En outre, il est important de noter que les sources extérieures et indépendantes ont énormément de difficulté à percer dans les médias de masse dû à l'important contrôle des sources officielles, peu importe la qualité de leurs reportages. Par exemple, Iona Craig, une journaliste indépendante qui se spécialise sur les enjeux reliés au Yémen et à la péninsule arabique, a dévoilé à plusieurs reprises des détails choquants sur le rôle des Américains au Yémen. Son article « Death in Al Ghayil » révèle les détails d’un raid raté ayant causé la mort de 25 civils, dont 10 étaient des enfants sous l'âge de 13 ans (Craig, 2017b). Pourtant, les publications de Craig sont quasiment inexistantes dans les médias américains à l'exception de The Intercept, un organisme à but non lucratif. Son travail sur la guerre au Yémen paraît à une seule occasion sur CNN, mais le rôle des Américains dans le conflit n’y est même pas discuté (Craig, 2017). Craig a également publié des articles critiquant le rôle américain dans Vice Media, mais seulement à deux reprises en 2017 (Craig, 2017a), (Craig, 2017c). 


Lorsque les médias consultent des sources non officielles sur le sujet, ce sont souvent des sources qui ont été créées par les sources officielles. Par exemple, dans leur entrevue intitulée « Yemen conflict could worsen without U.S. Support for offensive military operations: Expert », CNBC accueille sur les ondes Jonathan Schanzer de l’organisme Foundation for Defense of Democracies (2021). L'animateur ne divulgue toutefois pas que la fondation est un groupe de réflexion néo-libérale et belliciste ayant une position anti-Iran et pro-Israël (Pecquet et Schaffer, 2019). Le public est ainsi porté à assumer que les opinions de Schanzer sont basées sur des faits neutres, ce qui amène le public à croire que les Américains devraient intensifier leur rôle militaire. Schanzer met l'accent sur la menace que représente l'Iran pour les États-Unis, sans que l'animateur ne remette en question ces points de vue. L’inverse peut être remarqué chez les sources indépendantes. Par exemple, la journaliste Iona Craig a participé à un segment de CNN pour discuter de ses découvertes faites dans son article « Death in Al Ghayil » (« Reporter details first-hand accounts of Yemen raid », 2017). Dans ce segment, l'animateur interroge Craig sur la mauvaise planification du raid puisque le Pentagone défend ses décisions, mais aussi sur la fiabilité de ses sources sur le terrain qui seraient biaisées à cause d'un possible sentiment anti-américain. 
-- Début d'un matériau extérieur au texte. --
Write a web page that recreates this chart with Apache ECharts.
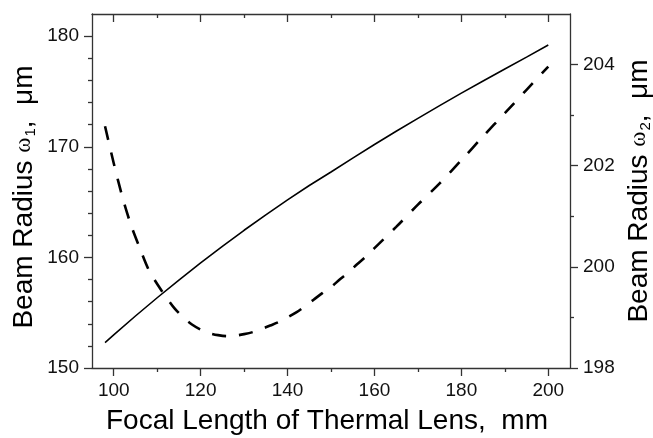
<!DOCTYPE html>
<html>
<head>
<meta charset="utf-8">
<script src="https://cdn.jsdelivr.net/npm/echarts@6/dist/echarts.min.js"></script>
<style>
  html, body { margin: 0; padding: 0; background: #fff; }
  #chart { width: 653px; height: 438px; }
</style>
</head>
<body>
<div id="chart"></div>
<script>
// solid curve: beam radius w1 (left axis)
const focalW1 = [98, 100, 105, 110, 115, 120, 125, 130, 135, 140, 145, 150, 155, 160, 165, 170, 175, 180, 185, 190, 195, 200];
const radiusW1 = [152.3, 153.0, 154.7, 156.35, 157.95, 159.5, 161.0, 162.45, 163.85, 165.2, 166.5, 167.72, 168.97, 170.2, 171.4, 172.57, 173.72, 174.85, 175.95, 177.03, 178.1, 179.2];

// dashed curve: beam radius w2 (right axis)
const focalW2 = [98, 100, 102, 104, 106, 108, 110, 112, 114, 116, 118, 120, 122, 124, 126, 128, 130, 132, 134, 136, 138, 140, 142, 144, 146, 148, 150, 152, 154, 156, 158, 160, 165, 170, 175, 180, 185, 190, 195, 200];
const radiusW2 = [202.78, 202.05, 201.38, 200.82, 200.37, 199.95, 199.66, 199.41, 199.18, 199.0, 198.86, 198.76, 198.69, 198.65, 198.63, 198.64, 198.67, 198.71, 198.77, 198.84, 198.91, 199.0, 199.1, 199.22, 199.35, 199.48, 199.6, 199.75, 199.89, 200.05, 200.2, 200.37, 200.79, 201.23, 201.65, 202.11, 202.58, 203.04, 203.5, 203.96];

// tick labels
const xTicks = [100, 120, 140, 160, 180, 200];
const xMinor = [110, 130, 150, 170, 190];
const y1Ticks = [150, 160, 170, 180];
const y1Minor = [152, 154, 156, 158, 162, 164, 166, 168, 172, 174, 176, 178];
const y2Ticks = [198, 200, 202, 204];
const y2Minor = [199, 201, 203];

const AXIS = '#333';
const FONT = 'Liberation Sans, Arial, sans-serif';
const gridBox = { left: 92, right: 83, top: 14, bottom: 70, outerBoundsMode: 'none', containLabel: false };

const nameRich = {
  a: { fontSize: 28, fontFamily: FONT, color: '#000' },
  w: { fontSize: 23, fontFamily: 'Liberation Serif, serif', color: '#000' },
  s: { fontSize: 15, fontFamily: FONT, color: '#000', verticalAlign: 'bottom', padding: [0, 0, 0, 1] }
};

function majorX(pos, labels) {
  return {
    type: 'value', gridIndex: 0, position: pos, min: 95, max: 205,
    axisLine: { show: true, onZero: false, lineStyle: { color: AXIS, width: 1.3 } },
    axisTick: { show: true, inside: pos === 'top', length: 8, customValues: xTicks, lineStyle: { color: AXIS, width: 1.3 } },
    axisLabel: { show: labels, customValues: xTicks, margin: 13, fontSize: 19, fontFamily: FONT, color: '#111' },
    splitLine: { show: false }
  };
}
function minorX(pos) {
  return {
    type: 'value', gridIndex: 1, position: pos, min: 95, max: 205,
    axisLine: { show: false, onZero: false },
    axisTick: { show: true, inside: pos === 'top', length: 4, customValues: xMinor, lineStyle: { color: AXIS, width: 1.3 } },
    axisLabel: { show: false },
    splitLine: { show: false }
  };
}
function minorY(pos, min, max, vals) {
  return {
    type: 'value', gridIndex: 1, position: pos, min: min, max: max,
    axisLine: { show: false, onZero: false },
    axisTick: { show: true, length: 4, customValues: vals, lineStyle: { color: AXIS, width: 1.3 } },
    axisLabel: { show: false },
    splitLine: { show: false }
  };
}

const chart = echarts.init(document.getElementById('chart'));
chart.setOption({
  animation: false,
  backgroundColor: '#fff',
  grid: [
    Object.assign({}, gridBox),
    Object.assign({}, gridBox)
  ],
  xAxis: [
    Object.assign(majorX('bottom', true), {
      name: 'Focal Length of Thermal Lens,  mm',
      nameLocation: 'middle', nameGap: 39, nameMoveOverlap: false,
      nameTextStyle: { fontSize: 28, fontFamily: FONT, color: '#000', padding: [0, 8, 0, 0] }
    }),
    majorX('top', false),
    minorX('bottom'),
    minorX('top')
  ],
  yAxis: [
    {
      type: 'value', gridIndex: 0, position: 'left', min: 150, max: 182,
      name: '{a|Beam Radius }{w|ω}{s|1}{a|,  μm}',
      nameLocation: 'middle', nameGap: 54, nameRotate: 90, nameMoveOverlap: false,
      nameTextStyle: { rich: nameRich, padding: [0, 12, 0, 0] },
      axisLine: { show: true, onZero: false, lineStyle: { color: AXIS, width: 1.3 } },
      axisTick: { show: true, length: 8, customValues: y1Ticks, lineStyle: { color: AXIS, width: 1.3 } },
      axisLabel: { customValues: y1Ticks, margin: 13, fontSize: 19, fontFamily: FONT, color: '#111' },
      splitLine: { show: false }
    },
    {
      type: 'value', gridIndex: 0, position: 'right', min: 198, max: 205,
      name: '{a|Beam Radius }{w|ω}{s|2}{a|,  μm}',
      nameLocation: 'middle', nameGap: 55, nameRotate: 90, nameMoveOverlap: false,
      nameTextStyle: { rich: nameRich },
      axisLine: { show: true, onZero: false, lineStyle: { color: AXIS, width: 1.3 } },
      axisTick: { show: true, length: 8, customValues: y2Ticks, lineStyle: { color: AXIS, width: 1.3 } },
      axisLabel: { customValues: y2Ticks, margin: 13, fontSize: 19, fontFamily: FONT, color: '#111' },
      splitLine: { show: false }
    },
    minorY('left', 150, 182, y1Minor),
    minorY('right', 198, 205, y2Minor)
  ],
  series: [
    {
      type: 'line', xAxisIndex: 0, yAxisIndex: 0,
      data: focalW1.map((x, i) => [x, radiusW1[i]]),
      showSymbol: false, smooth: false,
      lineStyle: { color: '#000', width: 1.6 }
    },
    {
      type: 'line', xAxisIndex: 0, yAxisIndex: 1,
      data: focalW2.map((x, i) => [x, radiusW2[i]]),
      showSymbol: false, smooth: 0.3,
      lineStyle: { color: '#000', width: 2.6, type: [14, 13] }
    }
  ]
});
</script>
</body>
</html>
Dès lors, le contrôle exercé par les sources officielles limite la visibilité de la crise au Yémen dans les médias, écartant les perspectives non officielles. Cela complique la diffusion des découvertes d'experts tels que Craig, tandis que celles créées par les sources officielles sont présentées comme neutres, influençant ainsi l'opinion publique en faveur de ces sources. 


Conclusion 


Bien que formulés il y a plus de 30 ans, les filtres médiatiques de Herman et Chomsky demeurent pertinents dans l’étude de la couverture médiatique encore aujourd’hui. Le filtre des sources officielles, plus spécifiquement, influence considérablement la couverture médiatique de la guerre au Yémen. En effet, la dépendance des médias envers les sources officielles crée un biais en leur faveur, entravant la critique par crainte de compromettre les relations médiatiques. La couverture du conflit au Yémen évite souvent de remettre en question le rôle américain, en accord avec les intérêts du gouvernement et de l'industrie de la défense et du pétrole. Les sources officielles exercent un contrôle sur la sélection des nouvelles, facilité par leur influence pour exclure les perspectives non officielles et promouvoir des experts alignés sur leurs intérêts. C'est la raison pour laquelle la guerre au Yémen reste sous-évoquée dans les médias américains, avec des experts critiques comme Iona Craig rarement publiés ou consultés, tandis que ceux liés à des groupes de pensée conservatrice pro-guerre sont présentés comme neutres. Alors que les dangers

de la désinformation sont souvent discutés, il peut être facile d'oublier l’importance fondamentale des filtres médiatiques dans la formation de notre réalité et la nécessité de les démanteler pour avoir une compréhension complète de l'actualité.